I do not think that, as a matter of language, paragraph 90 compels that conclusion. There is a significant difference in wording between the opening words of paragraphs 89 and 90. Paragraph 89 says in terms that a local planning authority “should regard the construction of new buildings as inappropriate in Green Belt”. It is obvious that the exceptions to that general proposition set out in the bullet points define – exclusively – what the exceptions are. By contrast, paragraph 90 does not begin with a general statement that local planning authority “should regard other forms of development as inappropriate in green belt”. If the draftsman had intended to create a closed list in paragraph 90, I can see no reason why he should not have adopted the same drafting technique as he did in paragraph 89. What he did was to choose a clumsy double negative to identify “other forms of development” – plainly including changes of use – which might be deemed appropriate.
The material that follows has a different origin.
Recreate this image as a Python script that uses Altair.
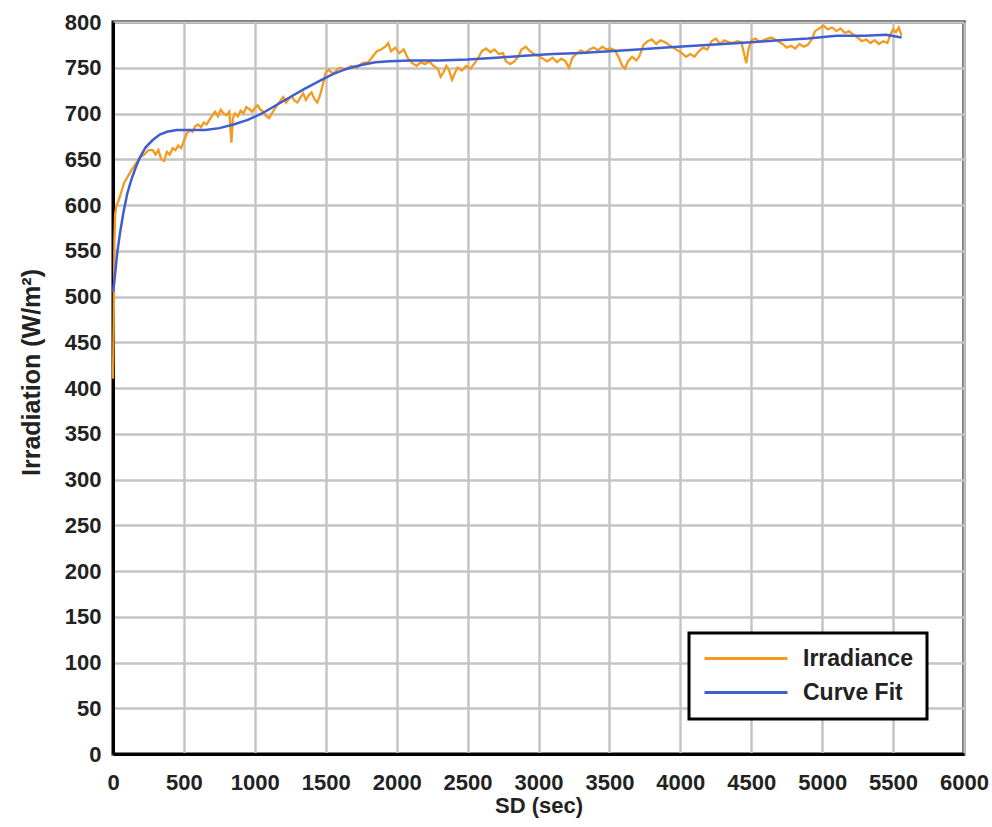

There is, in my view, no difference between the statement made by the double negative “certain other forms of development are also not inappropriate in Green Belt” and the same statement expressed positively, “certain other forms of development may be appropriate in Green Belt”. Given that the meaning of the statement is the same, whether it is expressed positively or by a double negative, I can see no reason for interpreting a policy expressed by a double negative more strictly than one expressed positively.
Thus interpreted, paragraphs 81 and 90 sit comfortably together; and the absurdity of a policy which would deem inappropriate the laying out of a cricket ground and the playing of cricket regularly on agricultural or derelict land but deems appropriate the construction of a cricket pavilion on the same land would be avoided. On a true construction of paragraphs 81 and 90, paragraph 90 must not be read so as to inhibit or discourage the fulfilment of the local planning authority’s positive obligations under paragraph 81.